__TASK DATA__
• • • • •

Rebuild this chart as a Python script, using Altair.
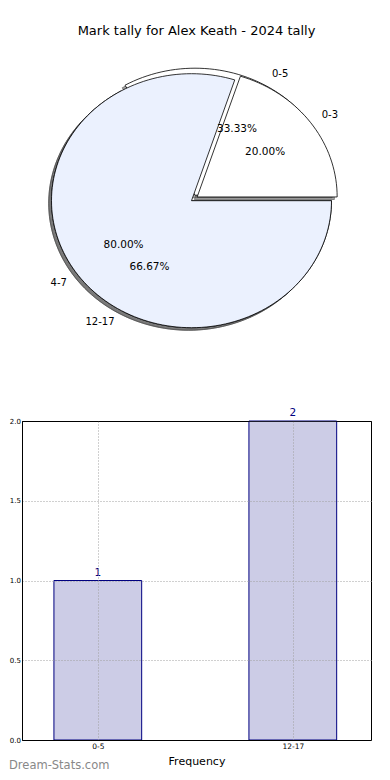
import altair as alt
import numpy as np
import pandas as pd

TITLE = "Mark tally for Alex Keath - 2024 tally"
WATERMARK = "Dream-Stats.com"

# pie drawn on top
pie_a_labels = ["0-3", "4-7"]
pie_a_values = [1, 4]
# pie drawn underneath
pie_b_labels = ["0-5", "12-17"]
pie_b_values = [1, 2]
explode = [0.05, 0.0]
wedge_colors = ["#ffffff", "#ebf1fe"]

bar_labels = ["0-5", "12-17"]
bar_values = [1, 2]
y_ticks = [0.0, 0.5, 1.0, 1.5, 2.0]

SHADOW = (-0.02, -0.02)
LABEL_R = 1.1
PCT_R = 0.6


def build_pie(pie_id, labels, values):
    total = float(sum(values))
    poly, shadow, texts = [], [], []
    start = 0.0
    for i, (lab, v) in enumerate(zip(labels, values)):
        frac = v / total
        t1, t2 = 360.0 * start, 360.0 * (start + frac)
        start += frac
        mid = np.deg2rad((t1 + t2) / 2)
        cx, cy = explode[i] * np.cos(mid), explode[i] * np.sin(mid)
        ts = np.deg2rad(np.linspace(t1, t2, max(int((t2 - t1) / 2), 2) + 1))
        xs = np.concatenate([[cx], cx + np.cos(ts), [cx]])
        ys = np.concatenate([[cy], cy + np.sin(ts), [cy]])
        wid = f"{pie_id}-{i}"
        for k, (x, y) in enumerate(zip(xs, ys)):
            poly.append({"wid": wid, "k": k, "x": float(x), "y": float(y), "fillc": wedge_colors[i]})
            shadow.append({"wid": wid, "k": k, "x": float(x + SHADOW[0]), "y": float(y + SHADOW[1])})
        lx, ly = cx + LABEL_R * np.cos(mid), cy + LABEL_R * np.sin(mid)
        texts.append({
            "label": lab, "x": float(lx), "y": float(ly),
            "side": "left" if lx > 0 else "right",
            "pct": f"{100 * frac:.2f}%",
            "px": float(cx + PCT_R * np.cos(mid)), "py": float(cy + PCT_R * np.sin(mid)),
        })
    return poly, shadow, texts


polyA, shadA, textA = build_pie("A", pie_a_labels, pie_a_values)
polyB, shadB, textB = build_pie("B", pie_b_labels, pie_b_values)
poly_a_df = pd.DataFrame(polyA)
poly_b_df = pd.DataFrame(polyB)
shadow_df = pd.DataFrame(shadB + shadA)
text_df = pd.DataFrame(textB + textA)

# layout of pie panel (pixels per unit radius differ: matplotlib non-equal aspect)
PIE_W, PIE_H = 349, 344
CX, CY = 169.5, 154.7
RX, RY = 140.0, 127.0
pxs = alt.Scale(domain=[-CX / RX, (PIE_W - CX) / RX], nice=False, zero=False)
pys = alt.Scale(domain=[-(PIE_H - CY) / RY, CY / RY], nice=False, zero=False)


def px(f):
    return alt.X(f"{f}:Q", scale=pxs, axis=None)


def py(f):
    return alt.Y(f"{f}:Q", scale=pys, axis=None)


shadow_layer = alt.Chart(shadow_df).mark_line(
    fill="#4d4d4d", fillOpacity=0.5, stroke="#4d4d4d", strokeOpacity=0.6, strokeWidth=1
).encode(x=px("x"), y=py("y"), detail="wid:N", order="k:Q")

wedge_b = alt.Chart(poly_b_df).mark_line(stroke="black", strokeWidth=0.8).encode(
    x=px("x"), y=py("y"), detail="wid:N", order="k:Q", fill=alt.Fill("fillc:N", scale=None)
)
wedge_a = alt.Chart(poly_a_df).mark_line(stroke="black", strokeWidth=0.8).encode(
    x=px("x"), y=py("y"), detail="wid:N", order="k:Q", fill=alt.Fill("fillc:N", scale=None)
)

lab_base = alt.Chart(text_df)
lab_left = lab_base.transform_filter("datum.side == 'left'").mark_text(
    align="left", baseline="middle", fontSize=10, color="black"
).encode(x=px("x"), y=py("y"), text="label:N")
lab_right = lab_base.transform_filter("datum.side == 'right'").mark_text(
    align="right", baseline="middle", fontSize=10, color="black"
).encode(x=px("x"), y=py("y"), text="label:N")
pct = lab_base.mark_text(align="center", baseline="middle", fontSize=10.5, color="black").encode(
    x=px("px"), y=py("py"), text="pct:N"
)

pie = alt.layer(shadow_layer, wedge_b, wedge_a, lab_left, lab_right, pct).properties(
    width=PIE_W, height=PIE_H,
    title=alt.TitleParams(TITLE, fontSize=13, fontWeight="normal", anchor="middle", offset=8, color="black"),
)

# bar chart
BAR_W, BAR_H = 349, 319
bar_df = pd.DataFrame({"cat": bar_labels, "val": bar_values, "pos": list(range(len(bar_labels)))})
label_expr = "[" + ",".join(f"'{c}'" for c in bar_labels) + "][datum.value]"
bxs = alt.Scale(domain=[-0.3887, 1.401], nice=False, zero=False)
bys = alt.Scale(domain=[0, 2], nice=False)

grid_kw = dict(grid=True, gridWidth=1, ticks=False,
               domainColor="black", domainWidth=1, zindex=1, labelColor="black")

bars = alt.Chart(bar_df).transform_calculate(
    x1="datum.pos - 0.225", x2="datum.pos + 0.225"
).mark_bar(fill="#cccce6", stroke="#000080", strokeWidth=1).encode(
    x=alt.X("x1:Q", scale=bxs, axis=alt.Axis(values=[0, 1], labelExpr=label_expr, title="Frequency",
                                             labelFontSize=7.5, labelPadding=2, titleFontSize=11,
                                             titleFontWeight="normal", titlePadding=6, titleColor="black",
                                             gridColor="#a0a0a0", gridDash=[1, 2], **grid_kw)),
    x2="x2:Q",
    y=alt.Y("val:Q", scale=bys, axis=alt.Axis(
        values=y_ticks, format=".1f", title=None, labelFontSize=7, labelPadding=1.5,
        gridColor=alt.condition("datum.value >= 2", alt.value("black"), alt.value("#a0a0a0")),
        gridDash=alt.condition("datum.value >= 2", alt.value([1, 0]), alt.value([1, 2])),
        **grid_kw)),
    y2=alt.datum(0),
)
bar_text = alt.Chart(bar_df).mark_text(baseline="bottom", dy=-3, fontSize=10.5, color="#000080").encode(
    x=alt.X("pos:Q", scale=bxs), y=alt.Y("val:Q", scale=bys), text="val:Q"
)
wm = alt.Chart(pd.DataFrame({"t": [WATERMARK]})).mark_text(
    align="left", baseline="middle", fontSize=11.5, color="#888888", x=-13, y=345
).encode(text="t:N")

bar = alt.layer(bars, bar_text, wm).properties(
    width=BAR_W, height=BAR_H, view=alt.ViewBackground(stroke="black", strokeWidth=1)
)

chart = alt.vconcat(pie, bar, spacing=31, bounds="flush").properties(
    padding={"left": 0, "top": 17, "right": 0, "bottom": 0}
).configure(font="DejaVu Sans").configure_view(strokeWidth=0)

chart.save("out.html", embed_options={"renderer": "svg", "actions": False})
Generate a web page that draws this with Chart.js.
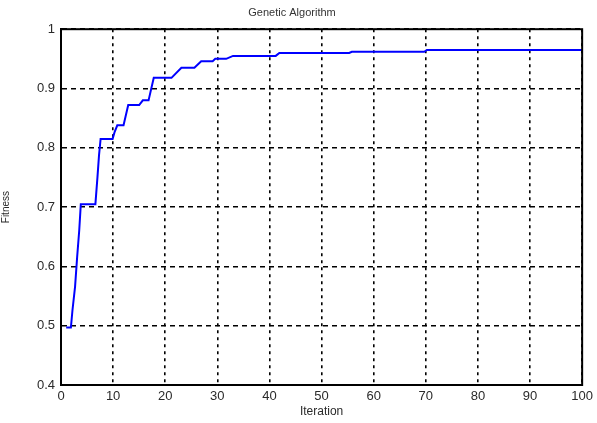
<!DOCTYPE html>
<html>
<head>
<meta charset="utf-8">
<script src="https://cdn.jsdelivr.net/npm/chart.js@4"></script>
<style>
  html, body { margin: 0; padding: 0; background: #fff; }
  #wrap { width: 597px; height: 423px; }
</style>
</head>
<body>
<div id="wrap"><canvas id="gaChart"></canvas></div>
<script>
// best fitness per iteration, corners
const iterations = [1, 1.9, 2.2, 2.7, 3.1, 3.5, 3.8, 6.6, 7.0, 7.3, 7.6, 9.9, 10.3, 10.8, 12.0, 12.9,
  15.0, 15.7, 16.8, 17.8, 21.2, 23.1, 25.6, 26.9, 29.1, 29.6, 31.7, 33.0, 41.2, 41.9, 55.3, 55.8,
  69.7, 70.2, 100];
const fitness = [0.497, 0.497, 0.526, 0.566, 0.616, 0.661, 0.705, 0.705, 0.751, 0.788, 0.815, 0.815,
  0.827, 0.838, 0.838, 0.872, 0.872, 0.880, 0.880, 0.918, 0.918, 0.935, 0.935, 0.946, 0.946, 0.950,
  0.950, 0.955, 0.955, 0.960, 0.960, 0.962, 0.962, 0.965, 0.965];

const xRange = [0, 100];
const yRange = [0.4, 1];

const points = iterations.map((x, i) => ({ x: x, y: fitness[i] }));

// box around the plot area, like matlab's axes frame
const frame = {
  id: 'frame',
  afterDraw(chart) {
    const a = chart.chartArea;
    const c = chart.ctx;
    c.save();
    c.strokeStyle = '#000';
    c.lineWidth = 2;
    c.strokeRect(a.left, a.top, a.right - a.left, a.bottom - a.top);
    c.restore();
  }
};

Chart.defaults.font.family = 'Liberation Sans, Arial, sans-serif';
Chart.defaults.color = '#2a2a2a';

const ctx = document.getElementById('gaChart').getContext('2d');
const gaChart = new Chart(ctx, {
  type: 'line',
  data: {
    datasets: [{
      label: 'Fitness',
      data: points,
      borderColor: '#0000ff',
      borderWidth: 2,
      pointRadius: 0,
      tension: 0,
      fill: false
    }]
  },
  options: {
    responsive: true,
    maintainAspectRatio: false,
    animation: false,
    layout: { padding: { left: 0, right: 13, top: 0, bottom: 0 } },
    plugins: {
      legend: { display: false },
      tooltip: { enabled: false },
      title: {
        display: true,
        text: 'Genetic Algorithm',
        font: { size: 11, weight: 'normal' },
        color: '#333',
        padding: { top: 6, bottom: 10 }
      }
    },
    scales: {
      x: {
        type: 'linear',
        min: xRange[0],
        max: xRange[1],
        ticks: { stepSize: 10, font: { size: 13 }, padding: 4, maxRotation: 0 },
        grid: { color: '#000', lineWidth: 1.6, drawTicks: false },
        border: { display: true, color: '#000', width: 2, dash: [3, 4] },
        title: { display: true, text: 'Iteration', font: { size: 12 }, padding: { top: 0, bottom: 4 } },
        afterFit(scale) { scale.height = 38; }
      },
      y: {
        min: yRange[0],
        max: yRange[1],
        ticks: {
          stepSize: 0.1,
          font: { size: 13 },
          padding: 6,
          callback: (v) => String(+v.toFixed(1))
        },
        grid: { color: '#000', lineWidth: 1.6, drawTicks: false },
        border: { display: true, color: '#000', width: 2, dash: [5, 4] },
        title: { display: true, text: 'Fitness', font: { size: 10 }, padding: { top: 0, bottom: 2 } },
        afterFit(scale) { scale.width = 61; }
      }
    }
  },
  plugins: [frame]
});
</script>
</body>
</html>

• • • • •

__SET TASK__
Go up to the line with "Generate a web" and retype exactly from there through the line with "const points = iterations.map((x, i)". Leave out pictures.

__PROBLEM SOLUTION__
Generate a web page that draws this with Chart.js.
<!DOCTYPE html>
<html>
<head>
<meta charset="utf-8">
<script src="https://cdn.jsdelivr.net/npm/chart.js@4"></script>
<style>
  html, body { margin: 0; padding: 0; background: #fff; }
  #wrap { width: 597px; height: 423px; }
</style>
</head>
<body>
<div id="wrap"><canvas id="gaChart"></canvas></div>
<script>
// best fitness per iteration, corners
const iterations = [1, 1.9, 2.2, 2.7, 3.1, 3.5, 3.8, 6.6, 7.0, 7.3, 7.6, 9.9, 10.3, 10.8, 12.0, 12.9,
  15.0, 15.7, 16.8, 17.8, 21.2, 23.1, 25.6, 26.9, 29.1, 29.6, 31.7, 33.0, 41.2, 41.9, 55.3, 55.8,
  69.7, 70.2, 100];
const fitness = [0.497, 0.497, 0.526, 0.566, 0.616, 0.661, 0.705, 0.705, 0.751, 0.788, 0.815, 0.815,
  0.827, 0.838, 0.838, 0.872, 0.872, 0.880, 0.880, 0.918, 0.918, 0.935, 0.935, 0.946, 0.946, 0.950,
  0.950, 0.955, 0.955, 0.960, 0.960, 0.962, 0.962, 0.965, 0.965];

const xRange = [0, 100];
const yRange = [0.4, 1];

const points = iterations.map((x, i) => ({ x: x, y: fitness[i] }));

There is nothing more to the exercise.